Take the young South African photographer Nontsikelelo “Lolo” Veleko’s street shots of Johannesburg hipsters dressed in electric, Kool-Aid colors. Their incorrigible chic and appropriations of Western icons—a clutch purse made of pressed Coca-Cola cans, camouflage knickers, red fishnet stockings—proclaim them heirs to Ke dandified Bamakois bourgeoisie. If independence has a style, this is it—vivid, highly individualized, and a touch defiant. These images are antidotes to the prevailing view of the “dark continent” as a place of entropy and despair; these are people in charge of at least their own sartorial destiny.
Geography combines with psychology in a subtle essay by Yto Barrada, documenting the physical presence and emotional
weight of the Strait of Gibraltar—the perilous gateway for would-be immigrants to Western Europe—in the lives of Moroccans.
That dynamic duo, Africa and the West—unstable mirrors, inextricably intertwined, each reflecting the other’s fantasy—returns repeatedly, with sometimes comic effects, as in Lara Baladi’s candy-colored, mural-sized montage depicting a European formal garden packed with images, drawn from Egyptian popular culture and the artist’s personal history, of a hybrid femininity and modernism. A similar sense of dislocation informs Mohamed Camara’s whimsical, staged visions of a shirtless African Everyman viewing a snowy, alpine landscape or trapped in elaborate, neon Christmas decorations.
Camara and Sada Tangara were born just a year apart, in Mali, but a world of difference separates the budding young art star from his former countryman, who emigrated as a child to Senegal, where he received his first disposal camera in an art school and shelter for homeless youths. His black-and-white portraits of children sleeping on the streets of Dakar betray a quiet tenderness, intimacy, and dignity.
If there are somber, recurring themes here—the sense of transcendental home- lessness, emanating from Guy Tillim’s pictures of cell-like apartments in decaying Johannesburg high-rises, or the failure of modernist social utopias, made manifest in Fatou Kande Senghor’s severely beautiful transparencies depicting the ruins of Senegal’s Palais de Justice—these motifs are lightened, at least in part, by evidence of a scrappy will-to-get-by. Randa Shaath’s Cairenes, living in tiny former laundry rooms on the rooftops of their overcrowded city, throw parties.

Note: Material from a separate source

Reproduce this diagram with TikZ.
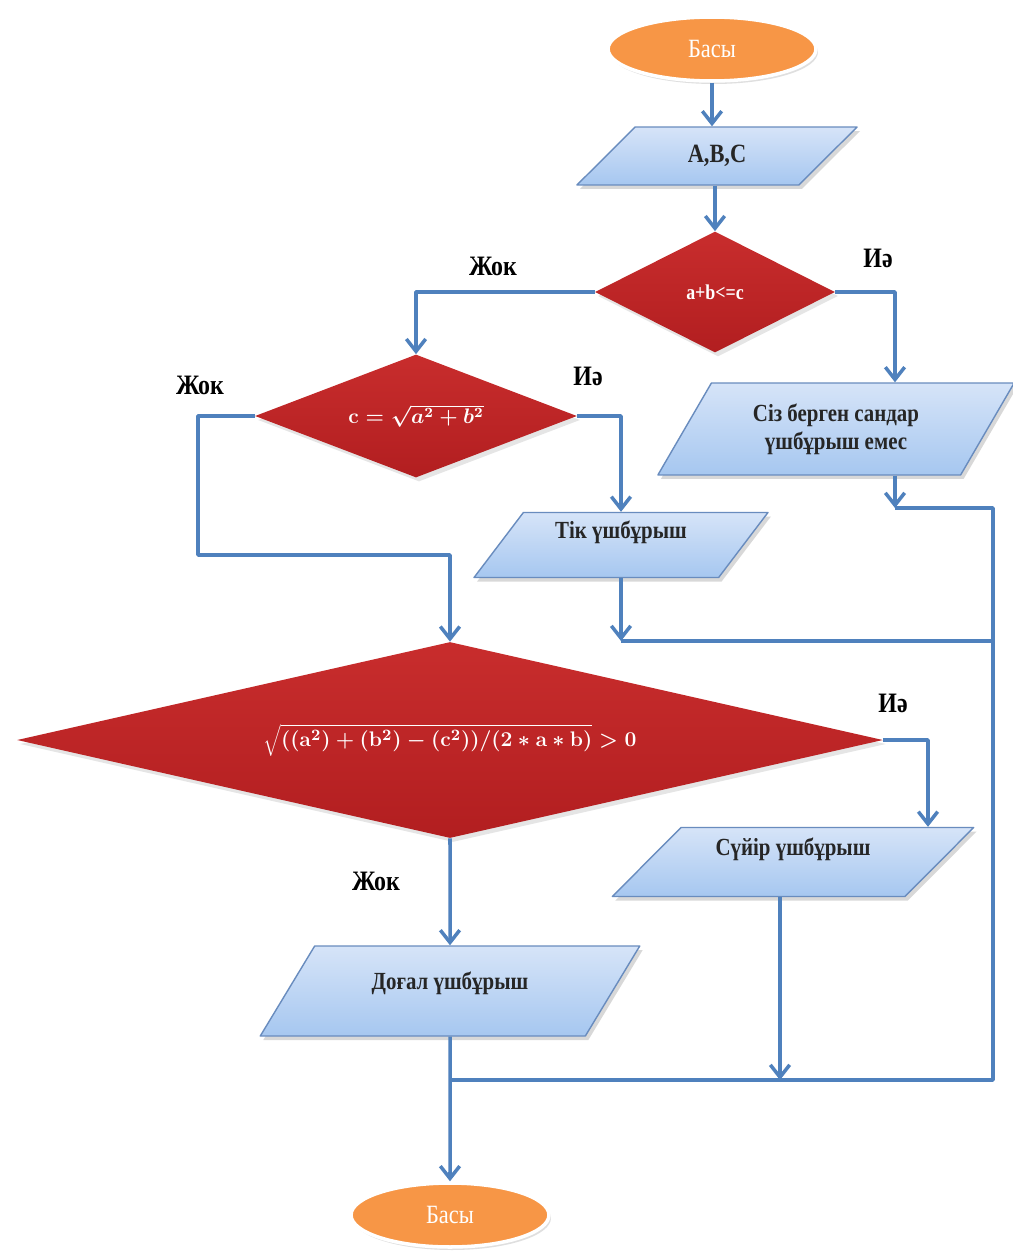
\documentclass[tikz,border=0pt]{standalone}
\usepackage{fontspec}
\setmainfont{Liberation Serif}[FakeStretch=0.85]
\usetikzlibrary{shapes.geometric,arrows.meta,shadows}
\definecolor{flowblue}{RGB}{79,129,189}
\definecolor{floworange}{RGB}{247,150,70}
\definecolor{iotop}{RGB}{214,228,248}
\definecolor{iobot}{RGB}{166,199,240}
\definecolor{iodraw}{RGB}{105,140,190}
\definecolor{testtop}{RGB}{200,45,45}
\definecolor{testbot}{RGB}{178,30,32}
\begin{document}
\begin{tikzpicture}[x=0.02cm,y=-0.02cm,line join=round,
  link/.style={draw=flowblue,line width=2pt},
  arr/.style={link,-{Straight Barb[length=7pt,width=11pt]}},
  term/.style={ellipse,fill=floworange,draw=white,line width=2pt,text=white,
    font=\fontsize{15}{17}\selectfont,inner sep=0pt,
    drop shadow={opacity=0.25,shadow xshift=0.4mm,shadow yshift=-0.6mm}},
  io/.style={trapezium,trapezium stretches=true,draw=iodraw,line width=0.8pt,
    top color=iotop,bottom color=iobot,text=black!85,inner sep=0pt,
    font=\fontsize{14}{16}\selectfont\bfseries,
    drop shadow={opacity=0.3,shadow xshift=0.6mm,shadow yshift=-0.8mm}},
  test/.style={diamond,top color=testtop,bottom color=testbot,text=white,inner sep=0pt,
    drop shadow={opacity=0.2,shadow xshift=0.6mm,shadow yshift=-0.8mm}},
  answer/.style={font=\fontsize{16}{18}\selectfont\bfseries}]
  \path[use as bounding box,fill=white] (0,0) rectangle (1013,1254);

  \node[term,minimum width=4.16cm,minimum height=1.28cm] (start) at (712,49) {Басы};
  \node[io,trapezium left angle=46,trapezium right angle=134,minimum width=5.62cm,
    minimum height=1.16cm,font=\fontsize{15}{17}\selectfont\bfseries] (inp) at (717,156) {A,B,C};
  \node[test,aspect=2,minimum width=4.8cm,minimum height=2.42cm,
    font=\fontsize{12}{14}\selectfont\bfseries] (d1) at (715,292) {a+b<=c};
  \node[test,aspect=2.6,minimum width=6.44cm,minimum height=2.46cm,
    font=\fontsize{12}{14}\selectfont\bfseries\boldmath] (d2) at (416,416) {$\mathbf{c}=\sqrt{a^2+b^2}$};
  \node[io,trapezium left angle=55,trapezium right angle=125,minimum width=7.14cm,
    minimum height=1.84cm,align=center] (none) at (836,429) {Сіз берген сандар\\үшбұрыш емес};
  \node[io,trapezium left angle=55,trapezium right angle=125,minimum width=5.88cm,
    minimum height=1.3cm,text height=0.35cm,text depth=0.6cm] (right) at (621,545) {Тік үшбұрыш};
  \node[test,aspect=4.4,minimum width=17.32cm,minimum height=3.92cm,
    font=\fontsize{13}{15}\selectfont\bfseries\boldmath] (d3) at (450,740)
    {$\sqrt{((\mathbf{a}^2)+(\mathbf{b}^2)-(\mathbf{c}^2))/(2\ast\mathbf{a}\ast\mathbf{b})}>0$};
  \node[io,trapezium left angle=45,trapezium right angle=135,minimum width=7.24cm,
    minimum height=1.38cm,text height=0.35cm,text depth=0.6cm] (acute) at (793,862) {Сүйір үшбұрыш};
  \node[io,trapezium left angle=50,trapezium right angle=130,minimum width=7.6cm,
    minimum height=1.8cm,text height=0.35cm,text depth=0.4cm] (obtuse) at (450,991) {Доғал үшбұрыш};
  \node[term,minimum width=3.96cm,minimum height=1.28cm] (stop) at (450,1215) {Басы};

  \node[answer] (no1) at (493,266) {Жок};
  \node[answer] (yes1) at (878,258) {Иә};
  \node[answer] (no2) at (200,385) {Жок};
  \node[answer] (yes2) at (588,376) {Иә};
  \node[answer] (yes3) at (893,703) {Иә};
  \node[answer] (no3) at (376,881) {Жок};

  \coordinate (c1) at (895,292);
  \coordinate (c2) at (198,555);
  \coordinate (c3) at (895,508);
  \coordinate (c4) at (993,641);
  \coordinate (c5) at (928,740);
  \coordinate (c6) at (780,1080);
  \coordinate (c7) at (993,508);

  \draw[arr] (start) -- (start |- inp.north);
  \draw[arr] (d1.north |- inp.south) -- (d1.north);
  \draw[arr] (d1.west) -| (d2.north);
  \draw[arr] (d1.east) -- (c1) -- (c1 |- none.north);
  \draw[arr] (d2.east) -| (right.north);
  \draw[arr] (d2.west) -| (c2) -| (d3.north);
  \draw[arr] (c1 |- none.south) -- (c3);
  \draw[link] (c3) -- (c7) -- (c7 |- c6) -- (obtuse.south |- c6);
  \draw[arr] (right.south) -- (right.south |- c4);
  \draw[link] (right.south |- c4) -- (c4);
  \draw[arr] (d3.east) -- (c5) -- (c5 |- acute.north);
  \draw[arr] (d3.south) -- (obtuse.north);
  \draw[arr] (c6 |- acute.south) -- (c6);
  \draw[arr] (obtuse.south) -- (stop.north);
\end{tikzpicture}
\end{document}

And if these pictures bear witness to tragedies—most movingly, in the Algerian Omar D’s searing, metaphysical portraits of people scarred by his country’s continued violence—there is also evidence of a refreshing openness, a shift in long-ossified relations. Luis Basto’s youth in a knit cap, staring out of the night in Maputo, Mozambique’s capital, seems to assert, in the face of colonialism’s legacy, that he and the photographer together will set the terms for an unknown encounter.